NEW YORK, NY.- An exhibition of recent paintings by Philemona Williamson intriguing and unsettling works that illustrate the edginess of imagination, pubertal curiosity and drama opened at the
June Kelly Gallery, 166 Mercer Street, on April 10. The exhibition will remain on view until May 12.
The exhibition, entitled Black & Colored, displays Williamsons shrewd sense of the power of color, placement and space. In contrast to earlier work with bright palettes and limitless horizon, here she gives us stage-like settings with heavy use of black as the dramatic background for her luminous figurative images. This interplay locked into the constricted horizontal planes between viewer and dense abstract background intensifies the mystery in Williamsons narrative.
As she has done before, Williamson derives some of her narratives from contemporary media conundrums. Her energetic figures, raw with instinct, between stages of adolescence and adulthood, exude an aura of anticipation, of an arrested moment just before a happening. These curiosity-seeking protagonists are painted with thin quick brushstrokes of pigment with tell-tale markings and subtly visible white drawn lines that reflect her process as she develops her scenarios.

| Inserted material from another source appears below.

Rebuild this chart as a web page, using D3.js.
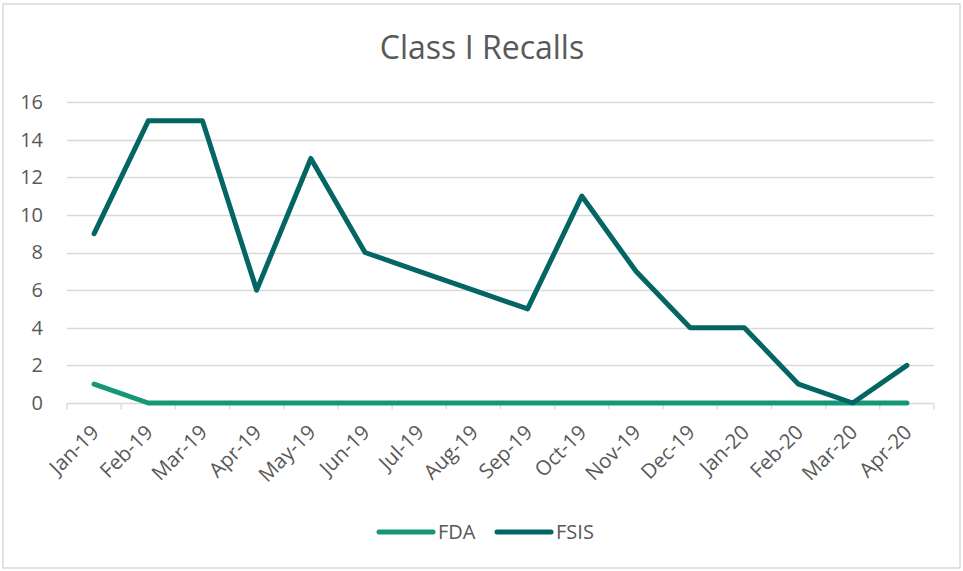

While there are stylistic continuities and intense thematic preoccupations in this new body of paintings, Williamsons work shifts in unexpected ways. But she still leaves her stories never fully revealed.
Her depiction of blithe curiosity reflects less concern with an examination of life stages between adolescence and adulthood than with restless energy and uncertainty over social, cultural and political matters that she feels are logical and crucial.
Williamsons use of commonplace objects as props and keys to her narratives impart a sense of intrigue and irony. Some are recognizable as known objects, such as the dolls and the lobster, while others like the monkey bunny, offer a quandary.
Her work continues to teeter on the edge of satire, tradition and innovation. For Williamson, objects transcend their function and are seemingly playful, but upon closer examination they are dark and foreboding, delving deep into contemporary themes that mystify.
Williamson, a native New Yorker, received a bachelor's degree from Bennington College and a masters degree in painting from New York University. Among her awards are a Joan Mitchell Foundation grant, Pollock-Krasner Foundation grant and a grant from the National Endowment for the Arts.
Her work has been shown in many one-person and group exhibitions throughout the United States and abroad, including the IV Bienal Internacional de Pintura en Cuenca, Ecuador, in 1994. She is represented in numerous private and public collections, including The Mint Museum of Art, Charlotte, North Carolina; Hampton University Museum, VA; Sheldon Art Museum, University of Nebraska, Lincoln, NE; Mott-Warsh Art Collection, Flint, MI, and AT&T.
Williamsons commissions include Seasons, 18 fused-glass panels for the MTAs Art in Transit program at the Livonia Station in Brooklyn, and Folktales from Around the World, four glass mosaic murals for the New York City Board of Education at the Glen Oaks Campus School, Queens.